For me, though, the momentum ran out at about 2/3 through the book during one of the longest stories, “Psychological Operations.” I can’t tell if it’s a criticism of the book, or simply my reading experience but by this point, the drama and immediacy of war had worn off, and I just wanted it to be over, yet I was in the midst of a long story, with 3 more shortish ones to go. At 288 pages, this is not a long book, but by the end it felt like it.
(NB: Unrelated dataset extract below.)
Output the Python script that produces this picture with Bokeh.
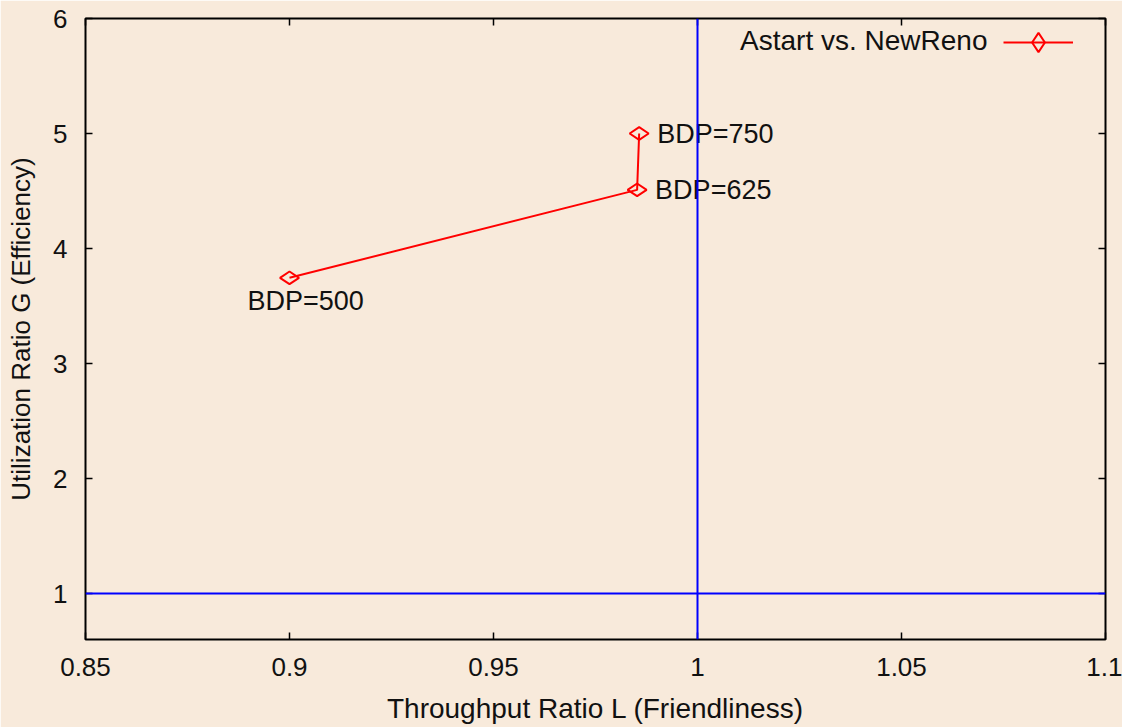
import math
from bokeh.plotting import figure
from bokeh.models import Span, FixedTicker, LinearAxis, Range1d, Legend, LegendItem, ColumnDataSource, Label
from bokeh.core.properties import value
from bokeh.embed import file_html
from bokeh.resources import INLINE

# data
throughput_ratio = [0.9, 0.9852, 0.9857]
utilization_ratio = [3.745, 4.51, 5.0]
bdp_labels = ["BDP=500", "BDP=625", "BDP=750"]
series_name = "Astart vs. NewReno"
x_ticks = [0.85, 0.9, 0.95, 1.0, 1.05, 1.1]
x_tick_labels = ["0.85", "0.9", "0.95", "1", "1.05", "1.1"]
y_ticks = [1, 2, 3, 4, 5, 6]
ref_x = 1.0
ref_y = 1.0

BG = "#F8EADB"
FONT = "Liberation Sans"
TXT = "#111111"

p = figure(width=1122, height=727, output_backend="svg", toolbar_location=None,
           x_range=Range1d(0.85, 1.1), y_range=Range1d(0.6, 6.0),
           min_border_left=85, min_border_right=17, min_border_top=18, min_border_bottom=88)
p.background_fill_color = BG
p.border_fill_color = BG
p.outline_line_color = "black"
p.outline_line_width = 2
p.xgrid.visible = False
p.ygrid.visible = False

def style_axis(ax, show_labels=True):
    ax.axis_line_color = None
    ax.major_tick_in = 7
    ax.major_tick_out = 0
    ax.major_tick_line_color = "black"
    ax.major_tick_line_width = 1.5
    ax.minor_tick_line_color = None
    ax.major_label_text_font = FONT
    ax.major_label_text_color = TXT
    if show_labels:
        ax.major_label_text_font_size = "26px"
    else:
        ax.major_label_text_font_size = "1px"
        ax.major_label_standoff = 0

xa = p.xaxis[0]
xa.ticker = FixedTicker(ticks=x_ticks)
xa.major_label_overrides = {t: s for t, s in zip(x_ticks, x_tick_labels)}
style_axis(xa)
xa.major_label_standoff = 18
xa.axis_label = "Throughput Ratio L (Friendliness)"
xa.axis_label_text_font = FONT
xa.axis_label_text_font_size = "28px"
xa.axis_label_text_font_style = "normal"
xa.axis_label_text_color = TXT
xa.axis_label_standoff = 14

ya = p.yaxis[0]
ya.ticker = FixedTicker(ticks=y_ticks)
style_axis(ya)
ya.major_label_standoff = 18
ya.axis_label = "Utilization Ratio G (Efficiency)"
ya.axis_label_text_font = FONT
ya.axis_label_text_font_size = "26px"
ya.axis_label_text_font_style = "normal"
ya.axis_label_text_color = TXT
ya.axis_label_standoff = 14

top = LinearAxis(ticker=FixedTicker(ticks=x_ticks))
top.major_label_overrides = {t: "" for t in x_ticks}
style_axis(top, show_labels=False)
p.add_layout(top, "above")
right = LinearAxis(ticker=FixedTicker(ticks=y_ticks))
right.major_label_overrides = {t: "" for t in y_ticks}
style_axis(right, show_labels=False)
p.add_layout(right, "right")

p.add_layout(Span(location=ref_x, dimension="height", line_color="blue", line_width=2))
p.add_layout(Span(location=ref_y, dimension="width", line_color="blue", line_width=2))

src = ColumnDataSource(dict(x=throughput_ratio, y=utilization_ratio, label=bdp_labels,
                            xo=[-42, 18, 18], yo=[23, 0, 0]))
ln = p.line("x", "y", source=src, line_color="red", line_width=2)
mk = p.scatter("x", "y", source=src, marker="diamond", size=19, angle=math.pi / 2,
               fill_color=None, line_color="red", line_width=2)
p.text("x", "y", text="label", source=src, x_offset="xo", y_offset="yo",
       text_font=value(FONT), text_font_size="27px", text_baseline="middle",
       text_align="left", text_color=TXT)

# legend: sample on the right of the text, as in the reference
legend = Legend(items=[LegendItem(label=" ", renderers=[ln, mk])],
                location=(918, 573))
legend.background_fill_alpha = 0
legend.border_line_color = None
legend.label_text_font = FONT
legend.label_text_font_size = "12px"
legend.glyph_width = 70
legend.glyph_height = 48
legend.padding = 0
legend.margin = 0
legend.label_standoff = 0
p.add_layout(legend)

p.add_layout(Label(x=902, y=599, x_units="screen", y_units="screen", text=series_name,
                   text_font=FONT, text_font_size="28px", text_align="right",
                   text_baseline="middle", text_color=TXT))

open("out.html", "w").write(file_html(p, INLINE))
I feel like an immature reader, one who whines that “it was too long.” Perhaps that’s one of the powers of the book, that it immerses you so much in the cloud of war that I was nauseated and exhausted and crabby by the end, which was the tip of the negative iceberg for most characters in the book.
March 14th, 2015 at 1:19 pm
You are not going to believe this, but I gave up on Redeployment 2/3 of the way through. I’d been liking it and suddenly I was bored. I am, however, loving Dept. of Speculation. Copying down phrases.
March 15th, 2015 at 6:44 am
A LOT of the reviews I’ve read say the same thing–that it just runs out of gas at a certain point.
I liked Silence Once Begun! Not liked as in it become a favorite book but I did like it.
March 15th, 2015 at 12:01 pm
Jen, we are each other’s reading doppelganger! Glad to know from both you and Carolyn that it wasn’t just me on Redeployment at the 2/3 mark.
March 15th, 2015 at 12:01 pm
Oh, yay, another fan of Silence Once Begun!